I beseech you therefore, brethren, by the mercies of God, that ye present your bodies a living sacrifice, holy, acceptable unto God, which is your reasonable service.

Romans 12:1

No man can serve two masters: for either he will hate the one, and love the other; or else he will hold to the one, and despise the other. Ye cannot serve God and mammon.

Matthew 6:24

Neither yield ye your members as instruments of unrighteousness unto sin: but yield yourselves unto God, as those that are alive from the dead, and your members as instruments of righteousness unto God.

Romans 6:13

And if it seem evil unto you to serve the LORD, choose you this day whom ye will serve; whether the gods which your fathers served that were on the other side of the flood, or the gods of the Amorites, in whose land ye dwell: but as for me and my house, we will serve the LORD.

Joshua 24:15

Translations

Do you not know that when you continually offer yourselves to someone to do his will, you are the slaves of the one whom you obey, either [slaves] of sin, which leads to death, or of obedience, which leads to righteousness (right standing with God)?

AMP

Do you not know that if you present yourselves to anyone as obedient slaves, you are slaves of the one whom you obey, either of sin, which leads to death, or of obedience, which leads to righteousness?

ESV

Do you not know that when you present yourselves to someone [as] slaves for obedience, you are slaves of the one whom you obey, either of sin resulting in death, or of obedience resulting in righteousness?

NASB

Don’t you know that when you offer yourselves to someone to obey him as slaves, you are slaves to the one whom you obey—whether you are slaves to sin, which leads to death, or to obedience, which leads to righteousness?

NIV

Do you not know that to whom you present yourselves slaves to obey, you are that one’s slaves whom you obey, whether of sin leading to death, or of obedience leading to righteousness?

NKJV

Don’t you realize that you become the slave of whatever you choose to obey?
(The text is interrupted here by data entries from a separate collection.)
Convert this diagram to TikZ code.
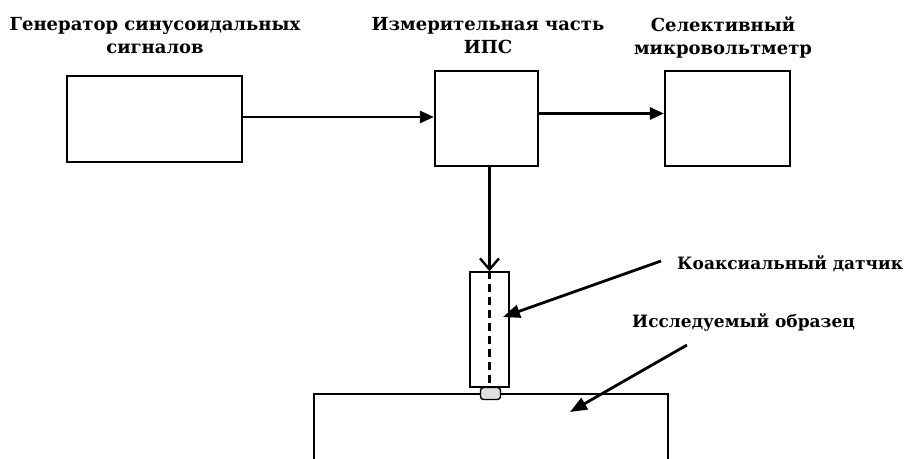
\documentclass[tikz,border=0pt]{standalone}
\usepackage{fontspec}
\setmainfont{DejaVu Serif}
\usetikzlibrary{positioning,arrows.meta}

\begin{document}
\begin{tikzpicture}[x=1pt,y=-1pt,
    blok/.style={draw,line width=2.2pt,inner sep=0pt},
    podpis/.style={font=\bfseries\fontsize{18}{23}\selectfont,align=center,inner sep=0pt},
    vynoska/.style={font=\bfseries\fontsize{17}{21}\selectfont,inner sep=0pt,anchor=west},
    strelka/.style={line width=2.8pt,-{Triangle[length=14pt,width=12pt]}}]
    \useasboundingbox (0,0) rectangle (913,458);
    % blocks
    \node[blok,minimum width=175pt,minimum height=86pt] (gen) at (154.5,119) {};
    \node[blok,minimum width=103pt,minimum height=95pt] (ips) at (486.5,118.5) {};
    \node[blok,minimum width=125pt,minimum height=95pt] (sel) at (727.5,118.5) {};
    \node[podpis,anchor=north] (gentxt) at (155,17) {Генератор синусоидальных\\сигналов};
    \node[podpis,anchor=north] (ipstxt) at (488,17) {Измерительная часть\\ИПС};
    \node[podpis,anchor=north] (seltxt) at (723,17) {Селективный\\микровольтметр};
    \draw[strelka] ([yshift=2pt]gen.east) -- ([yshift=2pt]gen.east -| ips.west);
    \draw[strelka] ([yshift=5pt]ips.east) -- ([yshift=5pt]ips.east -| sel.west);
    % probe and sample
    \node[draw,line width=1.6pt,minimum width=39pt,minimum height=115pt,inner sep=0pt] (koax) at (489.5,329.5) {};
    \draw[line width=2.4pt,dash pattern=on 8pt off 5pt] (koax.north) -- (koax.south);
    \node[draw,line width=1.4pt,rounded corners=3pt,fill=gray!25,minimum width=20pt,minimum height=12pt,inner sep=0pt] (tip) at (490.5,393.5) {};
    \coordinate (obrL) at (314,460);
    \coordinate (obrR) at (668,460);
    \draw[line width=2pt] (obrL) |- (tip.west) (tip.east) -| (obrR);
    \draw[line width=2.4pt,-{Straight Barb[length=11pt,width=19pt]}] (ips.south -| koax) -- (koax.north);
    % labels
    \node[vynoska] (koaxtxt) at (677,264) {Коаксиальный датчик};
    \node[vynoska] (obrtxt) at (632,322) {Исследуемый образец};
    \coordinate (kp) at (503,317);
    \coordinate (op) at (570,412);
    \coordinate (os) at (687,345);
    \draw[strelka,-{Triangle[length=17pt,width=13pt]}] ([xshift=-16pt,yshift=3pt]koaxtxt.west) -- (kp);
    \draw[strelka,-{Triangle[length=17pt,width=13pt]}] (os) -- (op);
\end{tikzpicture}
\end{document}
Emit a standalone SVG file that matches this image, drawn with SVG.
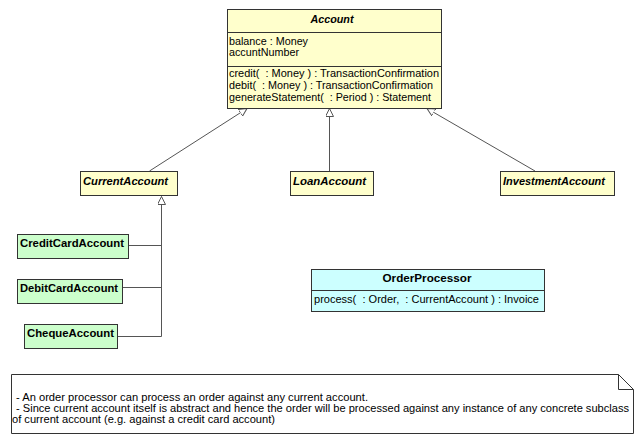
<svg xmlns="http://www.w3.org/2000/svg" width="643" height="441" viewBox="0 0 643 441">
<style>
text{font-family:"Liberation Sans",Arial,sans-serif;font-size:11px;fill:#000}
.n{font-weight:bold}
.a{font-weight:bold;font-style:italic}
.box{stroke:#333;stroke-width:1}
.y{fill:#ffffcc}
.g{fill:#ccffcc}
.c{fill:#ccffff}
.w{fill:#fff}
.e{stroke:#555;stroke-width:1;fill:none}
</style>
<defs>
<marker id="gen" markerWidth="10" markerHeight="10" refX="8" refY="4" orient="auto" markerUnits="userSpaceOnUse">
<path d="M0,0 L8,4 L0,8 Z" fill="#fff" stroke="#555" stroke-width="1"/>
</marker>
</defs>
<rect width="643" height="441" fill="#fff"/>
<g id="connectors">
<path class="e" d="M149.5,171 L247,108.5" marker-end="url(#gen)"/>
<path class="e" d="M329.5,171 L329.5,108.5" marker-end="url(#gen)"/>
<path class="e" d="M535,171 L427,108.5" marker-end="url(#gen)"/>
<path class="e" d="M129,245.5 H161.5 V196.5" marker-end="url(#gen)"/>
<path class="e" d="M123,287.5 H161.5"/>
<path class="e" d="M118,336.5 H161.5 V245"/>
</g>
<g id="Account">
<rect class="box y" x="227.5" y="9.5" width="214" height="99"/>
<line class="box" x1="227.5" y1="32.5" x2="441.5" y2="32.5"/>
<line class="box" x1="227.5" y1="66.5" x2="441.5" y2="66.5"/>
<text class="a" x="332" y="23" text-anchor="middle" textLength="43" lengthAdjust="spacingAndGlyphs">Account</text>
<text x="229" y="45" textLength="79" lengthAdjust="spacingAndGlyphs">balance : Money</text>
<text x="229" y="56" textLength="70" lengthAdjust="spacingAndGlyphs">accuntNumber</text>
<text x="229" y="77" textLength="210" lengthAdjust="spacingAndGlyphs" xml:space="preserve">credit(  : Money ) : TransactionConfirmation</text>
<text x="229" y="89" textLength="204" lengthAdjust="spacingAndGlyphs" xml:space="preserve">debit(  : Money ) : TransactionConfirmation</text>
<text x="229" y="101" textLength="202" lengthAdjust="spacingAndGlyphs" xml:space="preserve">generateStatement(  : Period ) : Statement</text>
</g>
<g id="CurrentAccount">
<rect class="box y" x="80.5" y="171.5" width="97" height="24"/>
<text class="a" x="83" y="185" textLength="85" lengthAdjust="spacingAndGlyphs">CurrentAccount</text>
</g>
<g id="LoanAccount">
<rect class="box y" x="290.5" y="171.5" width="83" height="24"/>
<text class="a" x="293" y="185" textLength="73" lengthAdjust="spacingAndGlyphs">LoanAccount</text>
</g>
<g id="InvestmentAccount">
<rect class="box y" x="500.5" y="171.5" width="114" height="24"/>
<text class="a" x="503" y="185" textLength="102" lengthAdjust="spacingAndGlyphs">InvestmentAccount</text>
</g>
<g id="CreditCardAccount">
<rect class="box g" x="17.5" y="234.5" width="111" height="24"/>
<text class="n" x="20" y="247" textLength="104" lengthAdjust="spacingAndGlyphs">CreditCardAccount</text>
</g>
<g id="DebitCardAccount">
<rect class="box g" x="17.5" y="279.5" width="105" height="24"/>
<text class="n" x="20" y="292" textLength="98" lengthAdjust="spacingAndGlyphs">DebitCardAccount</text>
</g>
<g id="ChequeAccount">
<rect class="box g" x="24.5" y="324.5" width="93" height="24"/>
<text class="n" x="27" y="337" textLength="87" lengthAdjust="spacingAndGlyphs">ChequeAccount</text>
</g>
<g id="OrderProcessor">
<rect class="box c" x="311.5" y="269.5" width="233" height="42"/>
<line class="box" x1="311.5" y1="290.5" x2="544.5" y2="290.5"/>
<text class="n" x="427" y="282" text-anchor="middle" textLength="89" lengthAdjust="spacingAndGlyphs">OrderProcessor</text>
<text x="314" y="303" textLength="225" lengthAdjust="spacingAndGlyphs" xml:space="preserve">process(  : Order,  : CurrentAccount ) : Invoice</text>
</g>
<g id="Note">
<path class="box w" d="M11.5,374.5 H618.5 L633.5,389.5 V433.5 H11.5 Z"/>
<path class="box" fill="none" d="M618.5,374.5 V389.5 H633.5"/>
<text x="16" y="401" textLength="352" lengthAdjust="spacingAndGlyphs">- An order processor can process an order against any current account.</text>
<text x="16" y="412" textLength="613" lengthAdjust="spacingAndGlyphs">- Since current account itself is abstract and hence the order will be processed against any instance of any concrete subclass</text>
<text x="12" y="423" textLength="263" lengthAdjust="spacingAndGlyphs">of current account (e.g. against a credit card account)</text>
</g>
</svg>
You can be a slave to sin, which leads to death, or you can choose to obey God, which leads to righteous living.

NLT

Hardly. You know well enough from your own experience that there are some acts of so-called freedom that destroy freedom. Offer yourselves to sin, for instance, and it's your last free act. But offer yourselves to the ways of God and the freedom never quits. All your lives you've let sin tell you what to do.